Una volta ci trovavi i ragazzi al centro per l'impiego. Andavano i giovani appena diplomati, qualche neo laureato, lasciavano curriculum, provavano a fare esperienza. Entravano nel mondo del lavoro, un passetto alla volta.
Oggi lo scenario è tutto diverso, in attesa col biglietto in mano e una serie di documenti nell'altra ci sono i padri di famiglia, la maggior parte di quelli che passano al centro per l'impiego sono cinquantenni che il lavoro l'hanno perso e che a quell'età non lo ritrovano.
Sul muro c'è qualche annuncio per richiesta di personale, colpisce che la prima voce richiesta, per incarichi rigorosamente a tempo determinato, sia l'esperienza. Poi però chi ha l'esperienza ha troppi anni, chi è giovane l'esperienza non ce l'ha. E si sta così, in attesa.
Qualcuno si è portato un biscotto per arrivare all'ora di pranzo, c'è chi prende sonno su una sedia che almeno qua dentro fa caldo e si sta bene.
Giovanni lavorava nel calzaturiero, ha perso il lavoro tre anni fa: “Sono qui per rinnovare la disoccupazione, dobbiamo passare qui ogni sei mesi. Prendo 800 euro, ne pago 500 di affitto, mia moglie non lavora. Ho una figlia che ha dovuto lasciare l'università, fa la barista e ogni tanto lavora ma in questo momento sta a casa. L'altro figlio è ancora a scuola. Di prospettive ce ne sono poche, oggi si fa fatica ad andare avanti”. Di chiamate non ne arrivano e se arrivano devi valutare se ne vale la pena che se per due mesi di lavoro finisci per perdere la disoccupazione non ti conviene e aspetti ancora: “Per fortuna c'è mia madre, alla mia età mi tocca ancora chiedere aiuto e mi pesa molto”.
Giulio sa fare il cuoco, anche lui lavora di tanto in tanto e a poco più di 30 anni è ancora a casa con i suoi: “Ho avuto un problema di salute e non posso fare lavori troppo pesanti. Poi però mi sono arrangiato sempre, d'estate si fa la stagione. Siamo cinque fratelli e nessuno di noi ha fatto l'università. Cerchiamo di lavorare tutti, anche per dare una mano ai nostri genitori che hanno un po' di terra. Il mio sogno è quello di aprire un negozio di frutta e verdura per vendere i nostri prodotti.
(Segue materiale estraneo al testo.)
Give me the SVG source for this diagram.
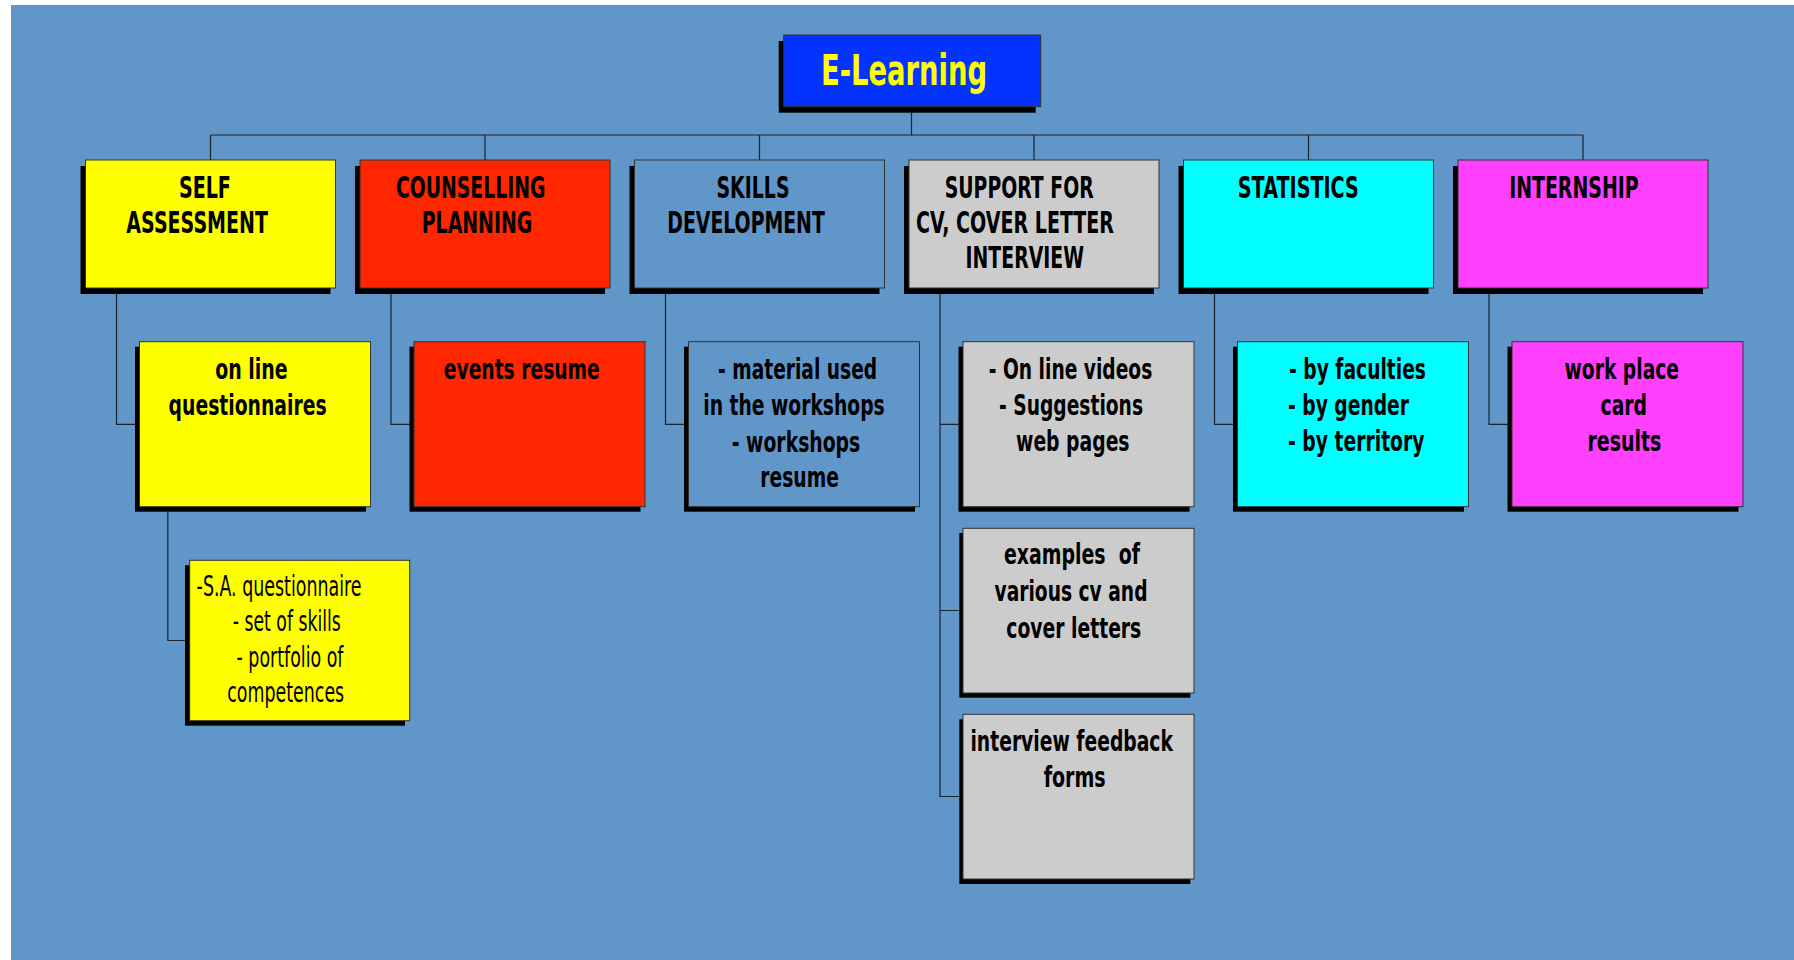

Certo, ci vogliono i soldi e di questi tempi è dura”.
C'è Lucio, 50 anni e qualche mese, il solito strazio di contratti che durano due o tre mesi al massimo per poi tornare qui che pare di giocare ad avvitarsi e ripartire sempre, ogni volta da zero.
Arriva una famiglia, padre e padre giovanissimi, una bimba piccola. Prendono il numero e si preparano ad aspettare, sul viso una scarsa fiducia. Visi spenti e sguardi bassi, la mortificazione di chi pensava di aver risolto la vita e che di punto in bianco si ritrova di nuovo in mezzo al guado. Con le pratiche da sbrigare, le carte da compilare, i documenti da presentare.
Ci sono anche gli stranieri, in diminuzione per la verità, qualcuno protesta che quel poco di lavoro che c'è dovrebbe restare per gli italiani che qui non si va avanti. Poi però ammette Giulio: “Ci sono certi mestieri che gli italiani non li vogliono fare più. Nei vivai per esempio ci trovi tutti ragazzi stranieri che il lavoro è faticoso e noi italiani facciamo gli schizzinosi”.